For adults with intellectual or developmental disabilities, a suitable home is sometimes almost impossible to come by. Hundreds of thousands of adults with disabilities across the U.S. sit on housing “wait lists” for home and community-based services. Even if they’re ready to make the move out of their parents’ home into community or independent living, the housing options and funding supports often don’t exist.

Growing populations, decreased funding, and a diversity of strategies is a challenge for federal and state policy leaders as well as for on-the-ground service providers. Research on what makes a “quality” housing option is often conflicted. Best practices in housing design and service delivery have not been sufficiently explored, defined, or shared.

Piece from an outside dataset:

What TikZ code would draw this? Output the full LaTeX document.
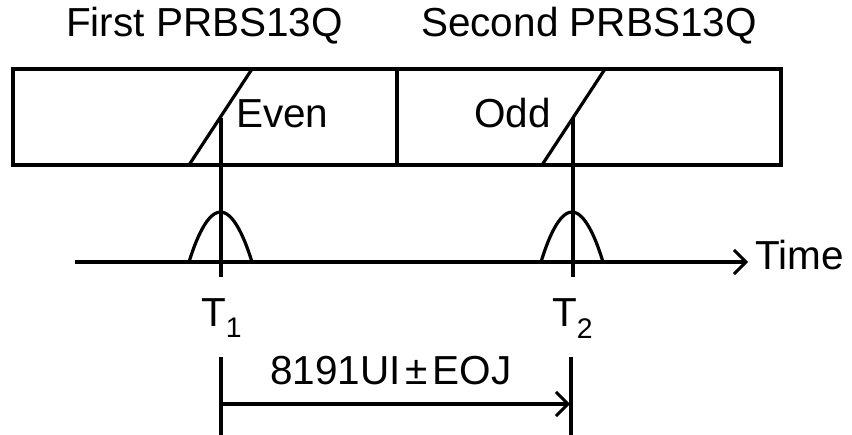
\documentclass[tikz,border=0pt]{standalone}
\usepackage{fontspec}
\setmainfont{Liberation Sans}
\usetikzlibrary{arrows.meta}
\begin{document}
\begin{tikzpicture}[x=1pt,y=-1pt,
  ln/.style={line width=3.2pt},
  lbl/.style={font=\fontsize{40.5}{46}\selectfont, inner sep=0pt, anchor=base west},
  tip/.style={-{Straight Barb[length=12pt,width=24pt,line width=3pt]}}]
\useasboundingbox (0,0) rectangle (852,435);
% texts
\node[lbl] (first) at (66,37) {First PRBS13Q};
\node[lbl] (second) at (421,37) {Second PRBS13Q};
\node[lbl] (even) at (236,128) {Even};
\node[lbl] (odd) at (474,128) {Odd};
\node[lbl] (time) at (755,270) {Time};
\node[lbl] (t1) at (201,327) {T\textsubscript{1}};
\node[lbl] (t2) at (552,327) {T\textsubscript{2}};
\node[lbl] (eoj) at (270,385) {8191UI\kern5pt±\kern5pt EOJ};
% box
\coordinate (bnw) at (13,69);
\coordinate (bse) at (781,165);
\draw[ln] (bnw) rectangle (bse);
\coordinate (dt) at (397,69);
\coordinate (db) at (397,165);
\draw[ln] (dt) -- (db);
% slants
\coordinate (s1b) at (189,165); \coordinate (s1t) at (252,69);
\coordinate (s2b) at (542,165); \coordinate (s2t) at (605,69);
\draw[ln] (s1b) -- (s1t);
\draw[ln] (s2b) -- (s2t);
% T lines
\coordinate (l1t) at (221,118); \coordinate (l1b) at (221,277);
\coordinate (l2t) at (573,118); \coordinate (l2b) at (573,277);
\draw[ln] (l1t) -- (l1b);
\draw[ln] (l2t) -- (l2b);
% axis
\coordinate (ax0) at (75,262);
\coordinate (ax1) at (748,262);
\draw[ln,tip] (ax0) -- (ax1);
% bumps
\coordinate (b1l) at (189,262); \coordinate (b1p) at (220.5,212); \coordinate (b1r) at (252,262);
\coordinate (b2l) at (541,262); \coordinate (b2p) at (572,212); \coordinate (b2r) at (603,262);
\draw[ln] (b1l) parabola bend (b1p) (b1r);
\draw[ln] (b2l) parabola bend (b2p) (b2r);
% bottom measure
\coordinate (m1t) at (221,357); \coordinate (m1b) at (221,435);
\coordinate (m2t) at (571,357); \coordinate (m2b) at (571,435);
\draw[ln] (m1t) -- (m1b);
\draw[ln] (m2t) -- (m2b);
\coordinate (a1) at (221,404); \coordinate (a2) at (570,404);
\draw[ln,tip] (a1) -- (a2);
\end{tikzpicture}
\end{document}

This paper explores the issues facing individuals, families, providers, and policy leaders across the country. Individuals with disabilities and advocates have been fighting for thoughtful supports, inclusion in communities, and independent living since the 1960s “based on the premise that people with even the most severe disabilities should have the choice of living in the community.” The challenge isn’t new, but rooted in a history of disability services that has evolved from a focus on Care (a Kennedy-driven era of special services), to Choice (a self-advocated Independent Living shift to emphasize self determination and respect, to Access (an ADA focus on equal access and opportunity). An ongoing tension between Care, Choice, and Access remains today.

Case studies profile four providers with differing approaches to housing and service delivery, and how they face common challenges in staffing, meeting regulatory requirement, and serving a population with diverse needs. Providers and regulators constantly work to find the right balance between integration and independence, risk and autonomy.

This paper concludes with recommendations for organizations and policymakers in order to support the best possible housing choices for the millions of Americans with disabilities, where solutions and services represent a thoughtful balance between Care, Choice, and Access, and should avoid “one-size fits-all” design.